Dengan subyektivitas dan kemampuan untuk menafsir, manusia bisa melihat hubungan sebab akibat (causality) di dalam dunia. Dengan dua kemampuan ini, manusia bisa menempatkan diri, sekaligus menempatkan benda-benda yang ada di dalam dunia pada tempat yang semestinya. Kehendak untuk berkuasa mendorong manusia untuk menjadi subyek yang aktif di dalam menjalani hidup, sekaligus menjadi penafsir dunia yang memberi makna (meaning) atasnya. Dengan kehendak untuk berkuasa, manusia bisa menciptakan dan menata dunia. Dalam arti ini dunia adalah tempat yang bukan-manusia (inhuman). Dunia menjadi bermakna karena manusia, dengan subyektivitas serta kemampuannya menafsir, memberinya makna, dan menjadikannya “manusiawi” (human).
Nietzsche terkenal sebagai filsuf yang melihat dunia secara positif.

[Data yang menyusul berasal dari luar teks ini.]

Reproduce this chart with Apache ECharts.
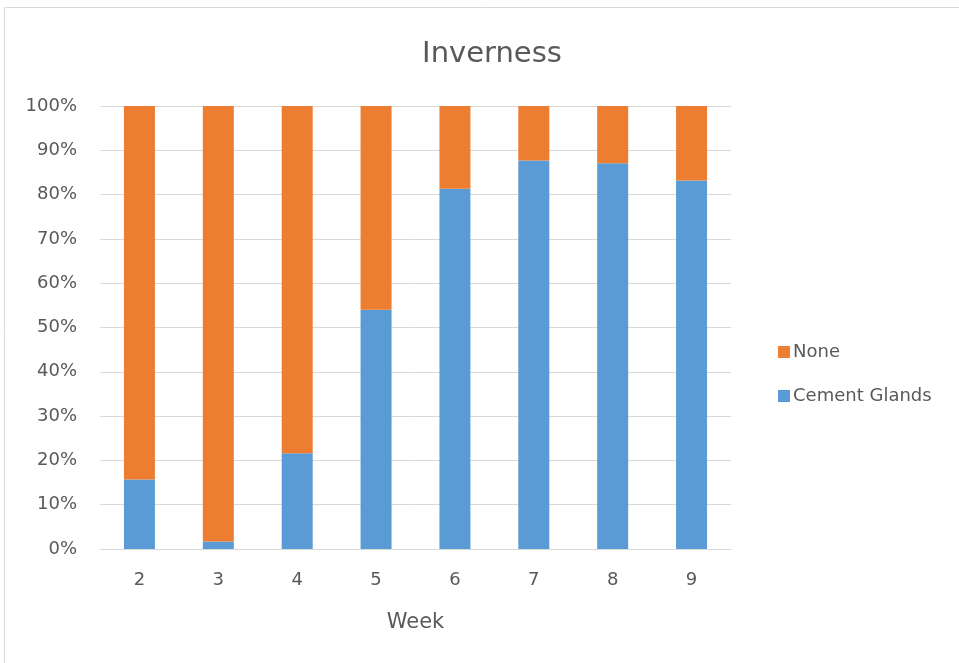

Ia menyarankan supaya kita memeluk dunia, dengan segala aspeknya, dan merayakan kehidupan. Dunia dan kehidupan adalah suatu permainan yang tidak memiliki kebenaran, tidak memiliki awal, serta selalu terbuka untuk dimaknai dan ditafsirkan. Dunia bukanlah melulu milik manusia untuk dikuasai dan digunakan, melainkan memiliki nilai pada dirinya sendiri. Dengan kata lain dunia memiliki nilai kosmik, dan tak semata antropomorfik. Manusia harus belajar melihat alam tidak melulu dari kaca matanya sendiri, tetapi juga dari kaca mata alam itu sendiri. Dari kaca mata alam, kehidupan ini sendiri adalah kehendak untuk berkuasa. Maka kehendak berkuasa adalah “afirmasi yang penuh suka cita pada hidup itu sendiri.” Hidup memang tak bertujuan dan tak memiliki nilai. Namun manusia diminta untuk menerima dan merayakannya sepenuh hati.